Lazada, founded by Germany’s Rocket Internet in 2012, is headquartered in Singapore and also operates in Malaysia, Indonesia, the Philippines, Thailand and Vietnam. That affords Alibaba a chance to tap the region’s growth potential, but the market is also competitive and fragmented, with only a fraction of total retail sales currently conducted online.
“Southeast Asia has a lot of overlap with China in terms of consumer habits, intra-regional trade and tastes,” said Duncan Clark, chairman of investment advisory firm BDA China and author of a book on Alibaba. “Rocket in this case has managed to create a successful, multi-market player in a region which needs scale and breadth to be viable. This has obvious appeal to Alibaba.”
Lazada saw revenue jump 81 per cent to US$190 million in the first nine months of 2015, while active customers more than tripled to 7.3 million. However, its adjusted loss before interest, tax, depreciation and amortisation more than doubled to US$212.9 million. Rocket reports 2015 figures on Thursday.
Under the deal announced on Tuesday – Alibaba’s biggest overseas investment so far – the firm will buy about US$500 million of newly issued Lazada shares. The rest will be bought from current shareholders. These include Britain’s biggest supermarket operator, Tesco, which said it would sell an 8.6 per cent stake for US$129 million, valuing Lazada at US$1.5 billion. Rocket and Swedish investor Kinnevik will also sell shares.
Neither Alibaba nor Lazada specified the size of the stake purchased, but the sales imply a two-thirds holding. Alibaba also has the option, 12-18 months after the deal closes, to buy remaining stakes from Lazada shareholders.
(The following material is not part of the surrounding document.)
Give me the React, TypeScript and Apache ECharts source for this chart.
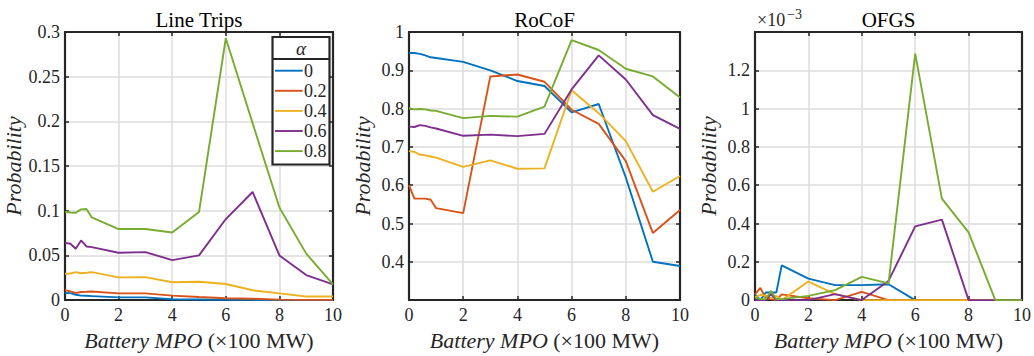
import React, { useEffect, useRef } from "react";
import * as echarts from "echarts";

const xs = [0, 0.2, 0.4, 0.6, 0.8, 1, 2, 3, 4, 5, 6, 7, 8, 9, 10];
const alphaLabels = ["0", "0.2", "0.4", "0.6", "0.8"];
const colors = ["#0072BD", "#D95319", "#EDB120", "#7E2F8E", "#77AC30"];
const panelTitles = ["Line Trips", "RoCoF", "OFGS"];

const lineTrips0 = [0.008, 0.0078, 0.006, 0.005, 0.0048, 0.0045, 0.003, 0.003, 0.001, 0.0007, 0.0004, 0.0002, 0.0001, 0.0001, 0];
const lineTrips02 = [0.011, 0.0097, 0.008, 0.009, 0.0093, 0.0097, 0.0075, 0.0075, 0.005, 0.0034, 0.002, 0.0015, 0.0005, 0.0003, 0.0002];
const lineTrips04 = [0.0295, 0.0298, 0.0313, 0.03, 0.0306, 0.0313, 0.0254, 0.0257, 0.02, 0.0205, 0.018, 0.011, 0.0075, 0.004, 0.004];
const lineTrips06 = [0.064, 0.063, 0.0575, 0.0668, 0.06, 0.0593, 0.053, 0.0537, 0.0448, 0.05, 0.0907, 0.121, 0.05, 0.028, 0.0175];
const lineTrips08 = [0.0989, 0.098, 0.0978, 0.1015, 0.102, 0.0925, 0.0795, 0.0795, 0.0757, 0.0985, 0.293, 0.198, 0.1037, 0.052, 0.0175];

const rocof0 = [0.945, 0.945, 0.943, 0.939, 0.934, 0.932, 0.922, 0.9, 0.872, 0.859, 0.79, 0.812, 0.62, 0.4, 0.389];
const rocof02 = [0.6, 0.565, 0.565, 0.565, 0.562, 0.54, 0.527, 0.884, 0.889, 0.87, 0.797, 0.76, 0.663, 0.475, 0.535];
const rocof04 = [0.689, 0.687, 0.68, 0.678, 0.675, 0.672, 0.648, 0.665, 0.643, 0.644, 0.848, 0.788, 0.715, 0.583, 0.624];
const rocof06 = [0.753, 0.752, 0.757, 0.755, 0.751, 0.748, 0.729, 0.732, 0.728, 0.734, 0.85, 0.939, 0.876, 0.783, 0.747];
const rocof08 = [0.801, 0.798, 0.799, 0.798, 0.795, 0.794, 0.775, 0.781, 0.779, 0.805, 0.979, 0.953, 0.904, 0.884, 0.829];

// OFGS values in units of 1e-3
const ofgs0 = [0.03, 0.0, 0.04, 0.04, 0.04, 0.181, 0.112, 0.078, 0.078, 0.083, 0, 0, 0, 0, 0];
const ofgs02 = [0.03, 0.064, 0.01, 0.005, 0, 0.03, 0.01, 0, 0.043, 0, 0, 0, 0, 0, 0];
const ofgs04 = [0.014, 0.028, 0.022, 0.01, 0.022, 0, 0.097, 0.031, 0, 0, 0, 0, 0, 0, 0];
const ofgs06 = [0, 0, 0, 0.031, 0, 0, 0, 0.031, 0, 0.1, 0.385, 0.42, 0, 0, 0];
const ofgs08 = [0.014, 0.005, 0.005, 0.048, 0.005, 0.005, 0.022, 0.052, 0.121, 0.087, 1.287, 0.53, 0.354, 0, 0];

const panelData = [
  [lineTrips0, lineTrips02, lineTrips04, lineTrips06, lineTrips08],
  [rocof0, rocof02, rocof04, rocof06, rocof08],
  [ofgs0, ofgs02, ofgs04, ofgs06, ofgs08],
];

const yMins = [0, 0.3, 0];
const yMaxs = [0.3, 1, 1.4];
const yIntervals = [0.05, 0.1, 0.2];
const xTicks = { min: 0, max: 10, interval: 2 };

const INK = "#262626";
const FONT = "serif";

const grids = [
  { left: 65, top: 32, width: 268, height: 270 },
  { left: 409, top: 32, width: 271, height: 270 },
  { left: 755, top: 32, width: 267, height: 270 },
];

function fmtY(p: number) {
  return (v: number) => {
    const r = Math.round(v * 100) / 100;
    if (p === 1 && r < 0.35) return "";
    if (p === 2 && r > 1.35) return "";
    return String(r);
  };
}

export default function App() {
  const ref = useRef<HTMLDivElement>(null);
  useEffect(() => {
    if (!ref.current) return;
    const chart = echarts.init(ref.current, undefined, { renderer: "svg" });
    const xAxis: any[] = [];
    const yAxis: any[] = [];
    const series: any[] = [];
    const graphic: any[] = [];
    grids.forEach((g, p) => {
      xAxis.push({
        type: "value",
        gridIndex: p,
        min: xTicks.min,
        max: xTicks.max,
        interval: xTicks.interval,
        position: "bottom",
        axisLine: { show: true, onZero: false, lineStyle: { color: INK, width: 2.2 } },
        axisTick: { show: true, inside: true, length: 4, lineStyle: { color: INK, width: 1.5 } },
        axisLabel: { margin: 6, fontFamily: FONT, fontSize: 18, color: INK },
        splitLine: { show: true, lineStyle: { color: "#dcdcdc", width: 1.5 } },
        name: "{i|Battery MPO} {n|(×100 MW)}",
        nameLocation: "middle",
        nameGap: 23,
        nameTextStyle: {
          fontFamily: FONT,
          fontSize: 22,
          color: INK,
          rich: {
            i: { fontFamily: FONT, fontStyle: "italic", fontSize: 22, color: INK },
            n: { fontFamily: FONT, fontSize: 22, color: INK },
          },
        },
      });
      xAxis.push({
        type: "value",
        gridIndex: p,
        min: xTicks.min,
        max: xTicks.max,
        interval: xTicks.interval,
        position: "top",
        axisLine: { show: true, onZero: false, lineStyle: { color: INK, width: 2.2 } },
        axisTick: { show: true, inside: true, length: 4, lineStyle: { color: INK, width: 1.5 } },
        axisLabel: { show: false },
        splitLine: { show: false },
      });
      yAxis.push({
        type: "value",
        gridIndex: p,
        min: yMins[p],
        max: yMaxs[p],
        interval: yIntervals[p],
        position: "left",
        axisLine: { show: true, onZero: false, lineStyle: { color: INK, width: 2.2 } },
        axisTick: { show: true, inside: true, length: 4, lineStyle: { color: INK, width: 1.5 } },
        axisLabel: { margin: 5, fontFamily: FONT, fontSize: 18, color: INK, formatter: fmtY(p) },
        splitLine: { show: true, lineStyle: { color: "#dcdcdc", width: 1.5 } },
        name: "Probability",
        nameLocation: "middle",
        nameGap: 36,
        nameTextStyle: { fontFamily: FONT, fontStyle: "italic", fontSize: 22, color: INK },
      });
      yAxis.push({
        type: "value",
        gridIndex: p,
        min: yMins[p],
        max: yMaxs[p],
        interval: yIntervals[p],
        position: "right",
        axisLine: { show: true, onZero: false, lineStyle: { color: INK, width: 2.2 } },
        axisTick: { show: true, inside: true, length: 4, lineStyle: { color: INK, width: 1.5 } },
        axisLabel: { show: false },
        splitLine: { show: false },
      });
      panelData[p].forEach((vals, k) => {
        series.push({
          type: "line",
          name: alphaLabels[k],
          xAxisIndex: p * 2,
          yAxisIndex: p * 2,
          data: xs.map((x, i) => [x, vals[i]]),
          symbol: "none",
          lineStyle: { color: colors[k], width: 1.9 },
          itemStyle: { color: colors[k] },
          z: 3 + k,
        });
      });
      graphic.push({
        type: "text",
        x: g.left + g.width / 2,
        y: 20,
        style: {
          text: panelTitles[p],
          fontFamily: FONT,
          fontSize: 21,
          fill: "#000",
          align: "center",
          verticalAlign: "middle",
        },
      });
    });
    // ×10^-3 multiplier
    graphic.push({
      type: "text",
      x: 757,
      y: 20,
      style: { text: "×10", fontFamily: FONT, fontSize: 18, fill: INK, align: "left", verticalAlign: "middle" },
    });
    graphic.push({
      type: "text",
      x: 787,
      y: 14,
      style: { text: "−3", fontFamily: FONT, fontSize: 14, fill: INK, align: "left", verticalAlign: "middle" },
    });
    // legend box
    const lx = 272.5, ly = 37, lw = 57, lh = 127.5;
    graphic.push({
      type: "rect",
      shape: { x: lx, y: ly, width: lw, height: lh },
      style: { fill: "#fff", stroke: INK, lineWidth: 2.2 },
      z: 50,
    });
    graphic.push({
      type: "line",
      shape: { x1: lx, y1: 59, x2: lx + lw, y2: 59 },
      style: { stroke: INK, lineWidth: 2.2 },
      z: 51,
    });
    graphic.push({
      type: "text",
      x: lx + lw / 2,
      y: 48.5,
      style: { text: "α", fontFamily: FONT, fontStyle: "italic", fontSize: 19, fill: INK, align: "center", verticalAlign: "middle" },
      z: 51,
    });
    alphaLabels.forEach((lab, k) => {
      const yy = 70.7 + k * 20.1;
      graphic.push({
        type: "line",
        shape: { x1: 275, y1: yy, x2: 302.7, y2: yy },
        style: { stroke: colors[k], lineWidth: 1.9 },
        z: 51,
      });
      graphic.push({
        type: "text",
        x: 304,
        y: yy,
        style: { text: lab, fontFamily: FONT, fontSize: 18, fill: INK, align: "left", verticalAlign: "middle" },
        z: 51,
      });
    });

    chart.setOption({
      animation: false,
      backgroundColor: "#fff",
      textStyle: { fontFamily: FONT },
      grid: grids.map((g) => ({ ...g, containLabel: false })),
      xAxis,
      yAxis,
      series,
      graphic,
    });
    return () => chart.dispose();
  }, []);
  return (
    <div
      ref={ref}
      style={{ position: "absolute", left: 0, top: 0, width: 1034, height: 356 }}
    />
  );
}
China is getting tougher for Alibaba. In the last three months of 2015, the total value of goods transacted on the company’s e-commerce sites rose by its slowest annual rate in more than three years.
Rocket Internet is known for funding and ultimately selling start-ups that follow the model of successful existing businesses. When Lazada first emerged, it was pegged as a Southeast Asian version of Amazon.com.
The deal isn’t Alibaba’s first investment in Southeast Asia. The Chinese company also has a stake in logistics firm Singapore Post.
Alibaba Group is the owner of the South China Morning Post.